Bella Pictures LLC, a startup that describes itself as the first national wedding-photography company, supports its business using nothing but subscription-type applications: accounting, human-resources, photo-processing, and Salesforce.com Inc.'s customer-relationship-management apps. "Subscription software is a great idea," president and co-founder Tom Kramer says. "We didn't even consider the do-it-yourself, in-house, client-server solution because we knew it would be out of our price range or underpowered for what we needed."

chartFour years ago, all of Mercury Interactive's money came in the old way, through perpetual licenses and associated maintenance fees. The company introduced subscription licenses in 2000 when it launched a hosted application service, and, since then, subscriptions have comprised a growing share of its revenue. Last quarter, subscription licenses accounted for 51% of Mercury Interactive's new product orders, marking the first time they surpassed perpetual-license fees. "It started off as kind of an interesting experiment," Lochhead says. "Customers adopted it." The company is scheduled to release first-quarter financial results this week.

Software buyers started experimenting with the subscription model during the economic slowdown of recent years, as their companies looked for ways to take on projects without multimillion-dollar capital outlays. They found it adds a new dimension to negotiation dynamics. "It gives [buyers] a carrot and a stick with the vendor in negotiation," says Maynard of Merrill Lynch. "They can better link performance to that negotiation process." Adds Southern's Trupiano: "Vendors really have to stay on top of their game because after two years you can decide not to subscribe again." The average length of one of Mercury Interactive's subscription contracts is two years.

The new types of license options come in many forms, ranging from Salesforce's hosted applications, available only via subscription, to Computer Associates' try-before-you-buy approach, in which customers are encouraged to sign subscription licenses the first time they use a product with the option of securing a long-term perpetual license later. Mercury Interactive offers its older products, such as its WinRunner testing software, under perpetual licenses, while subscription licenses are its preferred way of doing business for all new products. Closely related to subscription licenses are pay-as-you-use models, where costs rise or fall based on usage.

The University of Florida uses products from between 50 and 100 software companies, but its subscription license with Mercury Interactive is the first deal of its kind at the school. "I wish there were more," Conlon says.

Autodesk Inc. designed its fast-growing subscription model to add value for about the same cost as a version upgrade to the company's graphic-design software. For a $420-per-user annual fee, customers of Autodesk's flagship AutoCAD 2005 application get online support, electronic tutorials, and access to regular software updates. For nonsubscribers, the cost of an application upgrade alone is $495 per user. Upgrade once a year, and the subscription option is cheaper.

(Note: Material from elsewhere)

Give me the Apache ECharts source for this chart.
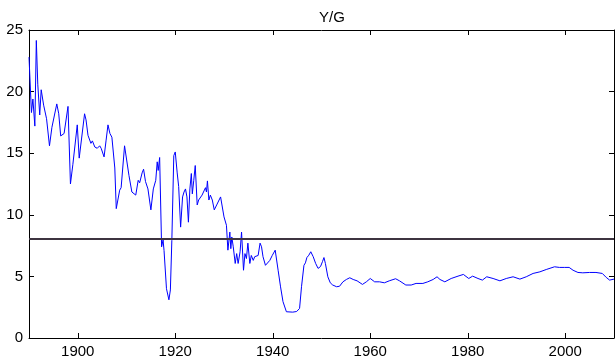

The definitions can get fuzzy. Some analysts consider Microsoft's Software Assurance program, under which regular product upgrades are offered at an annual premium, a subscription offering, but others put Software Assurance in the maintenance category. For vendors, the difference may be less than it seems because subscription revenue and maintenance revenue often end up in the same financial bucket--deferred revenue.

Merrill Lynch's On-Demand Index should help investors and others make better sense of the financial fine points. In addition to factoring in the license revenue reported on a company's income statement and changes in earnings per share (Maynard calls both "rear-view indicators"), the index tallies changes in a company's deferred revenue and cash flow and reflects how much business comes from software delivered in hosted or outsourced environments. "We're trying to capture the dynamic flow of revenue here," Maynard says.